Przedszkole nr 28 w Warszawie
Wśród zabawek dla przedszkolaków i pięknych drzew, na działce przy zbiegu Naruszewicza i Pilickiej skryła się willa supergwiazdy przedwojennego kina. Dzisiaj mieści się tu przedszkole nr 28.
Bryłę willi przy Naruszewicza 15 naszkicowała dla architekta Edwarda Sułkowskiego (Seidenbeutel, Seydenbeutel) sama Jadwiga Smosarska i kierując się własną fantazją rozplanowała wnętrze. Willę wybudowano w 1935 roku i od początku budziła zdumienie, bo w czasach gdy w architekturze królowała geometryczna nowoczesność na Naruszewicza powstawało przedziwne połączenie włoskiego pałacyku na Capri ze szwajcarskim chaletem o kapryśnej linii dachu i łukowych wykuszach okien.Edward Sułkowski (brat Jadwigi Grabowskiej – projektantki mody i dyrektorki artystycznej “Mody Polskiej” w końcu lat 50-tych i 60-tych) był popularnym w latach trzydziestych architektem, projektantem wnętrz, publicystą i urbanistą. Pochodził z zasymilowanej rodziny żydowskiej, jego ojciec również był architektem, a także radnym m. Warszawy.

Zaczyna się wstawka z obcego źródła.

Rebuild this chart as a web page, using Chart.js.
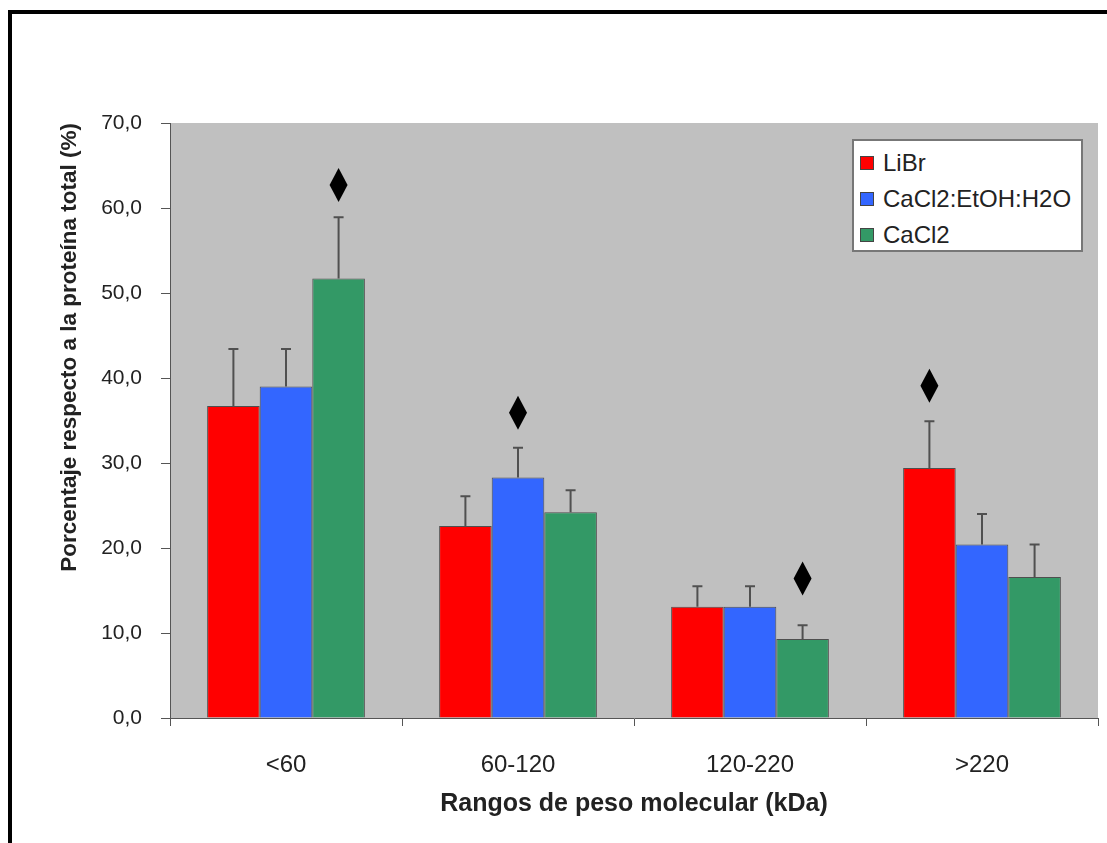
<!DOCTYPE html>
<html>
<head>
<meta charset="utf-8">
<script src="https://cdn.jsdelivr.net/npm/chart.js@4/dist/chart.umd.min.js"></script>
<style>
  body { margin: 0; background: #fff; }
  #wrap { position: relative; width: 1107px; height: 843px; overflow: hidden; }
  #marco { position: absolute; left: 8px; top: 10px; width: 1200px; height: 900px;
           border-left: 4px solid #000; border-top: 4px solid #000; }
  #leyenda { position: absolute; left: 852px; top: 139px; width: 227px; height: 109px;
             background: #fff; border: 2px solid #777; font-family: 'Liberation Sans', Arial, sans-serif;
             font-size: 24px; color: #222; }
  .item { position: absolute; left: 6px; height: 30px; line-height: 30px; white-space: nowrap; }
  .cuadro { display: inline-block; width: 12px; height: 12px; border: 1px solid #444;
            margin-right: 9px; vertical-align: 1px; }
</style>
</head>
<body>
<div id="wrap">
  <div id="marco"></div>
  <canvas id="myChart" width="1107" height="843"></canvas>
  <div id="leyenda"></div>
</div>
<script>
// rangos de peso molecular
let categorias = ['<60', '60-120', '120-220', '>220']
let series = ['LiBr', 'CaCl2:EtOH:H2O', 'CaCl2']
let colores = ['#ff0000', '#3366ff', '#339966']

let valoresLiBr = [36.7, 22.6, 13.1, 29.4]
let valoresEtOH = [39.0, 28.3, 13.1, 20.4]
let valoresCaCl2 = [51.7, 24.2, 9.3, 16.6]

// desviacion (solo hacia arriba)
let errorLiBr = [6.7, 3.5, 2.4, 5.5]
let errorEtOH = [4.4, 3.5, 2.4, 3.6]
let errorCaCl2 = [7.2, 2.6, 1.6, 3.8]

// rombos de diferencia significativa: serie y altura por categoria
let rombosSerie = [2, 1, 2, 0]
let rombosValor = [62.7, 35.9, 16.4, 39.1]

let valores = [valoresLiBr, valoresEtOH, valoresCaCl2]
let errores = [errorLiBr, errorEtOH, errorCaCl2]

const fuente = "'Liberation Sans', Arial, sans-serif"

/*
    fondo gris del area del grafico
*/
const fondoGris = {
    id: 'fondoGris',
    beforeDraw(chart) {
        const {ctx, chartArea} = chart
        ctx.save()
        ctx.fillStyle = '#c0c0c0'
        ctx.fillRect(chartArea.left, chartArea.top, chartArea.right - chartArea.left, chartArea.bottom - chartArea.top)
        ctx.restore()
    }
}

/*
    barras de error y rombos
*/
const barrasError = {
    id: 'barrasError',
    afterDatasetsDraw(chart) {
        const ctx = chart.ctx
        const y = chart.scales.y
        ctx.save()
        ctx.strokeStyle = '#505050'
        ctx.lineWidth = 2
        for (let i = 0; i < errores.length; i++) {
            let meta = chart.getDatasetMeta(i)
            meta.data.forEach((barra, j) => {
                let yTop = y.getPixelForValue(valores[i][j] + errores[i][j])
                ctx.beginPath()
                ctx.moveTo(barra.x, barra.y)
                ctx.lineTo(barra.x, yTop)
                ctx.moveTo(barra.x - 5, yTop)
                ctx.lineTo(barra.x + 5, yTop)
                ctx.stroke()
            })
        }
        ctx.fillStyle = '#000'
        for (let j = 0; j < rombosSerie.length; j++) {
            let barra = chart.getDatasetMeta(rombosSerie[j]).data[j]
            let cy = y.getPixelForValue(rombosValor[j])
            ctx.beginPath()
            ctx.moveTo(barra.x, cy - 17)
            ctx.lineTo(barra.x + 9, cy)
            ctx.lineTo(barra.x, cy + 17)
            ctx.lineTo(barra.x - 9, cy)
            ctx.closePath()
            ctx.fill()
        }
        ctx.restore()
    }
}

let grafico = document.getElementById('myChart')
let myChart = new Chart(grafico, {
    type: 'bar',
    data: {
        labels: categorias,
        datasets: series.map((s, i) => ({
            label: s,
            data: valores[i],
            backgroundColor: colores[i],
            borderColor: 'rgba(50,50,50,0.8)',
            borderWidth: 1,
            categoryPercentage: 0.68,
            barPercentage: 1.0
        }))
    },
    options: {
        responsive: false,
        animation: false,
        devicePixelRatio: 1,
        layout: { padding: { top: 123, right: 9, bottom: 20, left: 0 } },
        plugins: {
            legend: { display: false },
            tooltip: { enabled: false }
        },
        scales: {
            x: {
                afterFit(scale) { scale.height = 105 },
                grid: { offset: true, drawOnChartArea: false, tickLength: 8, color: '#555' },
                border: { color: '#555', width: 1 },
                ticks: { color: '#222', font: { family: fuente, size: 24 }, padding: 25 },
                title: {
                    display: true,
                    text: 'Rangos de peso molecular (kDa)',
                    color: '#222',
                    font: { family: fuente, size: 25, weight: 'bold' },
                    padding: { top: 4, bottom: 4 }
                }
            },
            y: {
                min: 0,
                max: 70,
                afterFit(scale) { scale.width = 170 },
                grid: { drawOnChartArea: false, tickLength: 9, color: '#555' },
                border: { color: '#555', width: 1 },
                ticks: {
                    stepSize: 10,
                    color: '#222',
                    font: { family: fuente, size: 21 },
                    padding: 19,
                    callback: v => v.toFixed(1).replace('.', ',')
                },
                title: {
                    display: true,
                    text: 'Porcentaje respecto a la proteína total (%)',
                    color: '#222',
                    align: 'end',
                    font: { family: fuente, size: 22.5, weight: 'bold' },
                    padding: { top: 56, bottom: 0 }
                }
            }
        }
    },
    plugins: [fondoGris, barrasError]
})

// leyenda en html
let leyenda = document.getElementById('leyenda')
series.forEach((s, i) => {
    let item = document.createElement('div')
    item.className = 'item'
    item.style.top = (7 + i * 36) + 'px'
    item.innerHTML = '<span class="cuadro" style="background:' + colores[i] + '"></span>' + s
    leyenda.appendChild(item)
})
</script>
</body>
</html>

Niestety, niewiele z realizacji Sułkowskiego pozostało po wojnie. Oprócz willi Smosarskiej pozostały funkcjonalistyczne kamienice przy Narbutta 6 i Karowej 16 (mieszkali w niej Jan Marcin Szancer, Wojciech Żukrowski i Jan Cybis). W budynku do dziś zachwycają piękne detale, duży metraż mieszkań i wspaniałe wykończenia klatki schodowej.